- **Stated problem**: Your output is the lines from the first one to the one containing "const xTitleText = 'Pre-mortem", repeated exactly, with images left out.

- **Supplied material**:
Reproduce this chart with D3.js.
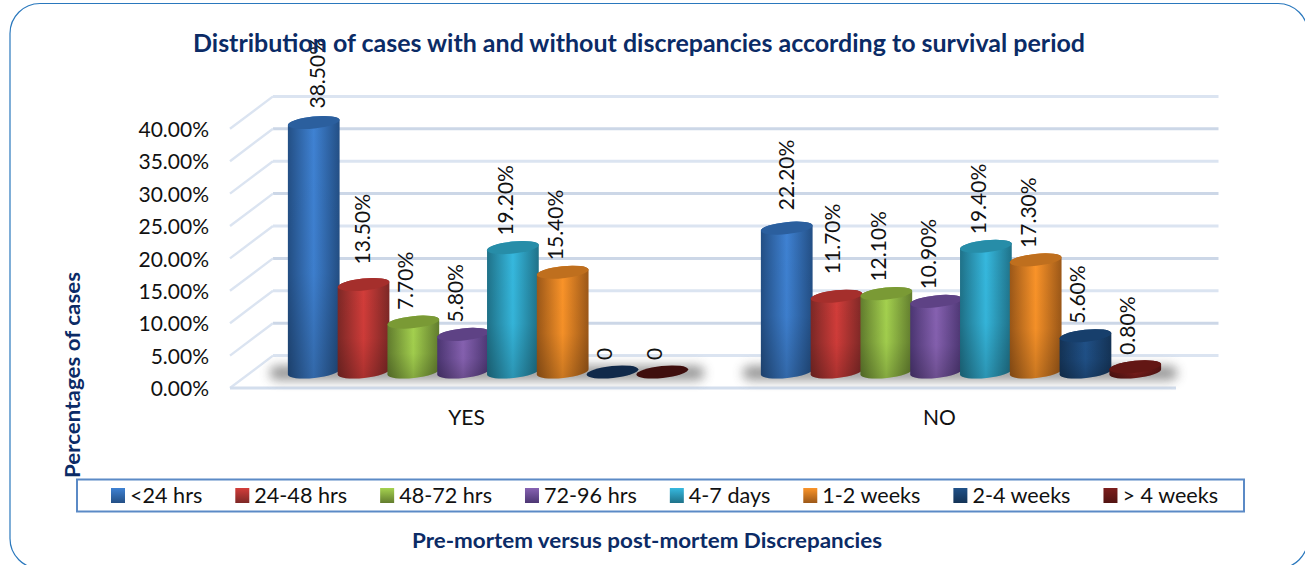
<!DOCTYPE html>
<html>
<head>
<meta charset="utf-8">
<script src="https://d3js.org/d3.v7.min.js"></script>
<style>
    html, body { margin: 0; padding: 0; background: #fff; overflow: hidden; }
    text { font-family: Lato, "Open Sans", sans-serif; }
</style>
</head>
<body>
<svg id="chart" width="1305" height="565"></svg>
<script>
// --- Data ---
const categories = ['YES', 'NO'];
const periods = ['<24 hrs', '24-48 hrs', '48-72 hrs', '72-96 hrs', '4-7 days', '1-2 weeks', '2-4 weeks', '> 4 weeks'];
const yesValues = [38.5, 13.5, 7.7, 5.8, 19.2, 15.4, 0, 0];
const noValues = [22.2, 11.7, 12.1, 10.9, 19.4, 17.3, 5.6, 0.8];
const yTicks = [0, 5, 10, 15, 20, 25, 30, 35, 40];

const titleText = 'Distribution of cases with and without discrepancies according to survival period';
const yTitleText = 'Percentages of cases';
const xTitleText = 'Pre-mortem versus post-mortem Discrepancies';

// --- Colours per series ---
const edgeColors = ['#234f85', '#7d2826', '#627d2e', '#4c3673', '#1f7289', '#9c5818', '#143356', '#521412'];
const midColors = ['#3f82d3', '#d33d3a', '#a5d24f', '#8762b2', '#36b9df', '#fb9429', '#205188', '#7c1e1c'];
const topColors = ['#2b5f9e', '#a52f2c', '#7a9a35', '#5e4285', '#278da8', '#bf6f1e', '#173f6c', '#631714'];
const flatColors = ['#2b5f9e', '#a52f2c', '#7a9a35', '#5e4285', '#278da8', '#bf6f1e', '#10294a', '#3f0e0d'];

// a few labels sit further from their bar in the original
const labelNudge = {
    'YES|<24 hrs': { dx: 11, gap: 14 },
    'YES|24-48 hrs': { dx: 6, gap: 20 },
    'NO|<24 hrs': { dx: 7, gap: 18 },
    'NO|24-48 hrs': { dx: 3, gap: 22 }
};

const svg = d3.select('#chart');
const defs = svg.append('defs');

// --- Frame ---
svg.append('rect')
    .attr('x', 10).attr('y', 3.5)
    .attr('width', 1298).attr('height', 565)
    .attr('rx', 30).attr('ry', 30)
    .attr('fill', '#fff')
    .attr('stroke', '#2a78bd')
    .attr('stroke-width', 1.2);

// --- Scales ---
const depthX = 43;
const depthY = 32.4;
const rx = 26;
const ry = 6;
const tilt = -6;

const yFront = d3.scaleLinear().domain([0, 40]).range([388, 128.8]);
const xFront = d3.scaleBand().domain(categories).range([230, 1176]);
const xInner = d3.scaleBand().domain(periods).range([0, xFront.bandwidth()]).paddingInner(0).paddingOuter(0.75);
const yBar = v => yFront(v) - 16;

// --- Gradients ---
periods.forEach((p, i) => {
    const side = defs.append('linearGradient').attr('id', `side-${i}`)
        .attr('x1', 0).attr('x2', 1).attr('y1', 0).attr('y2', 0);
    side.append('stop').attr('offset', 0).attr('stop-color', edgeColors[i]);
    side.append('stop').attr('offset', 0.5).attr('stop-color', midColors[i]);
    side.append('stop').attr('offset', 1).attr('stop-color', edgeColors[i]);

    const swatch = defs.append('linearGradient').attr('id', `swatch-${i}`)
        .attr('x1', 0).attr('x2', 0).attr('y1', 0).attr('y2', 1);
    swatch.append('stop').attr('offset', 0).attr('stop-color', midColors[i]);
    swatch.append('stop').attr('offset', 1).attr('stop-color', edgeColors[i]);
});

const fade = defs.append('linearGradient').attr('id', 'fade')
    .attr('x1', 0).attr('x2', 0).attr('y1', 0).attr('y2', 1);
fade.append('stop').attr('offset', 0).attr('stop-color', '#000').attr('stop-opacity', 0);
fade.append('stop').attr('offset', 0.6).attr('stop-color', '#000').attr('stop-opacity', 0.03);
fade.append('stop').attr('offset', 1).attr('stop-color', '#000').attr('stop-opacity', 0.2);

defs.append('filter').attr('id', 'blur')
    .attr('x', '-10%').attr('y', '-100%').attr('width', '120%').attr('height', '300%')
    .append('feGaussianBlur').attr('stdDeviation', 5.5);

// --- Walls and floor ---
const grid = svg.append('g');
const gridStroke = v => (v / 5) % 2 === 0 ? '#dbe4f1' : '#ccd7e7';

yTicks.forEach(v => {
    grid.append('line')
        .attr('x1', 273).attr('x2', 1218.5)
        .attr('y1', yFront(v) - depthY).attr('y2', yFront(v) - depthY)
        .attr('stroke', gridStroke(v)).attr('stroke-width', 3);
    grid.append('line')
        .attr('x1', 230).attr('x2', 230 + depthX)
        .attr('y1', yFront(v)).attr('y2', yFront(v) - depthY)
        .attr('stroke', '#dbe4f1').attr('stroke-width', 2.4);
});
grid.append('line')
    .attr('x1', 230).attr('x2', 1176)
    .attr('y1', yFront(0)).attr('y2', yFront(0))
    .attr('stroke', '#d3deed').attr('stroke-width', 3);

// --- Shadows ---
categories.forEach(cat => {
    const x0 = xFront(cat) + depthX / 2;
    const left = x0 + xInner(periods[0]) + xInner.bandwidth() / 2 - rx - 18;
    const right = x0 + xInner(periods[7]) + xInner.bandwidth() / 2 + rx + 16;
    svg.append('rect')
        .attr('x', left).attr('y', 366)
        .attr('width', right - left).attr('height', 14)
        .attr('rx', 7)
        .attr('fill', '#555')
        .attr('opacity', 0.62)
        .attr('filter', 'url(#blur)');
});

// --- Cylinders ---
const t = tilt * Math.PI / 180;
const offX = rx * Math.cos(t);
const offY = rx * Math.sin(t);

function cylinderPath(cx, yTop, yBase) {
    const arc = `A${rx},${ry} ${tilt} 0 0`;
    return `M${cx - offX},${yTop - offY}L${cx - offX},${yBase - offY}`
        + `${arc} ${cx + offX},${yBase + offY}L${cx + offX},${yTop + offY}`
        + `${arc} ${cx - offX},${yTop - offY}Z`;
}

const seriesByCategory = { YES: yesValues, NO: noValues };
const labelLayer = [];

categories.forEach(cat => {
    const x0 = xFront(cat) + depthX / 2;
    const g = svg.append('g').attr('class', `group-${cat}`);

    periods.forEach((p, i) => {
        const v = seriesByCategory[cat][i];
        const cx = x0 + xInner(p) + xInner.bandwidth() / 2;
        const yTop = yBar(v);
        const yBase = yBar(0);

        if (v > 0) {
            const d = cylinderPath(cx, yTop, yBase);
            g.append('path').attr('d', d).attr('fill', `url(#side-${i})`);
            g.append('path').attr('d', d).attr('fill', 'url(#fade)');
        }
        g.append('ellipse')
            .attr('rx', rx).attr('ry', ry)
            .attr('transform', `translate(${cx},${yTop}) rotate(${tilt})`)
            .attr('fill', v > 0 ? topColors[i] : flatColors[i]);

        const nudge = labelNudge[`${cat}|${p}`] || { dx: 0, gap: 12 };
        labelLayer.push({
            x: cx + nudge.dx,
            y: yTop - nudge.gap,
            text: v === 0 ? '0' : v.toFixed(2) + '%'
        });
    });
});

// --- Data labels ---
svg.append('g').selectAll('text')
    .data(labelLayer)
    .enter()
    .append('text')
    .attr('transform', d => `translate(${d.x},${d.y}) rotate(-90)`)
    .attr('font-size', 21)
    .attr('fill', '#111')
    .text(d => d.text);

// --- Axes ---
const yAxis = svg.append('g')
    .attr('transform', 'translate(209,1)')
    .call(d3.axisLeft(yFront).tickValues(yTicks).tickSize(0).tickPadding(0).tickFormat(d => d.toFixed(2) + '%'));
yAxis.select('.domain').remove();
yAxis.selectAll('text')
    .attr('font-size', 21)
    .attr('font-family', 'Lato')
    .attr('fill', '#111');

const xAxis = svg.append('g')
    .attr('transform', 'translate(0,410)')
    .call(d3.axisBottom(xFront).tickSize(0).tickPadding(0));
xAxis.select('.domain').remove();
xAxis.selectAll('text')
    .attr('font-size', 21)
    .attr('font-family', 'Lato')
    .attr('fill', '#111');

// --- Titles ---
svg.append('text')
    .attr('x', 639).attr('y', 52)
    .attr('text-anchor', 'middle')
    .attr('font-size', 25)
    .attr('font-weight', 700)
    .attr('fill', '#0b2b66')
    .attr('textLength', 892)
    .attr('lengthAdjust', 'spacingAndGlyphs')
    .text(titleText);

svg.append('text')
    .attr('transform', 'translate(80,375) rotate(-90)')
    .attr('text-anchor', 'middle')
    .attr('font-size', 21)
    .attr('font-weight', 700)
    .attr('fill', '#0b2b66')
    .attr('textLength', 206)
    .attr('lengthAdjust', 'spacingAndGlyphs')
    .text(yTitleText);

svg.append('text')
    .attr('x', 647).attr('y', 548)
    .attr('text-anchor', 'middle')
    .attr('font-size', 21.5)
    .attr('font-weight', 700)
    .attr('fill', '#0b2b66')
    .attr('textLength', 470)
    .attr('lengthAdjust', 'spacingAndGlyphs')
    .text(xTitleText);

// --- Legend ---
svg.append('rect')
    .attr('x', 77).attr('y', 479.5)
    .attr('width', 1167).attr('height', 32)
    .attr('fill', '#fff')
    .attr('stroke', '#5b8ac6')
    .attr('stroke-width', 2);

let cursor = 111;
periods.forEach((p, i) => {
    svg.append('rect')
        .attr('x', cursor).attr('y', 488)
        .attr('width', 14).attr('height', 15)
        .attr('fill', `url(#swatch-${i})`);
    const label = svg.append('text')
        .attr('x', cursor + 19).attr('y', 502.5)
        .attr('font-size', 21.6)
        .attr('fill', '#111')
        .text(p);
    cursor += 19 + label.node().getComputedTextLength() + 33;
});
</script>
</body>
</html>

- **Solution to the exercise**:
Reproduce this chart with D3.js.
<!DOCTYPE html>
<html>
<head>
<meta charset="utf-8">
<script src="https://d3js.org/d3.v7.min.js"></script>
<style>
    html, body { margin: 0; padding: 0; background: #fff; overflow: hidden; }
    text { font-family: Lato, "Open Sans", sans-serif; }
</style>
</head>
<body>
<svg id="chart" width="1305" height="565"></svg>
<script>
// --- Data ---
const categories = ['YES', 'NO'];
const periods = ['<24 hrs', '24-48 hrs', '48-72 hrs', '72-96 hrs', '4-7 days', '1-2 weeks', '2-4 weeks', '> 4 weeks'];
const yesValues = [38.5, 13.5, 7.7, 5.8, 19.2, 15.4, 0, 0];
const noValues = [22.2, 11.7, 12.1, 10.9, 19.4, 17.3, 5.6, 0.8];
const yTicks = [0, 5, 10, 15, 20, 25, 30, 35, 40];

const titleText = 'Distribution of cases with and without discrepancies according to survival period';
const yTitleText = 'Percentages of cases';
const xTitleText = 'Pre-mortem versus post-mortem Discrepancies';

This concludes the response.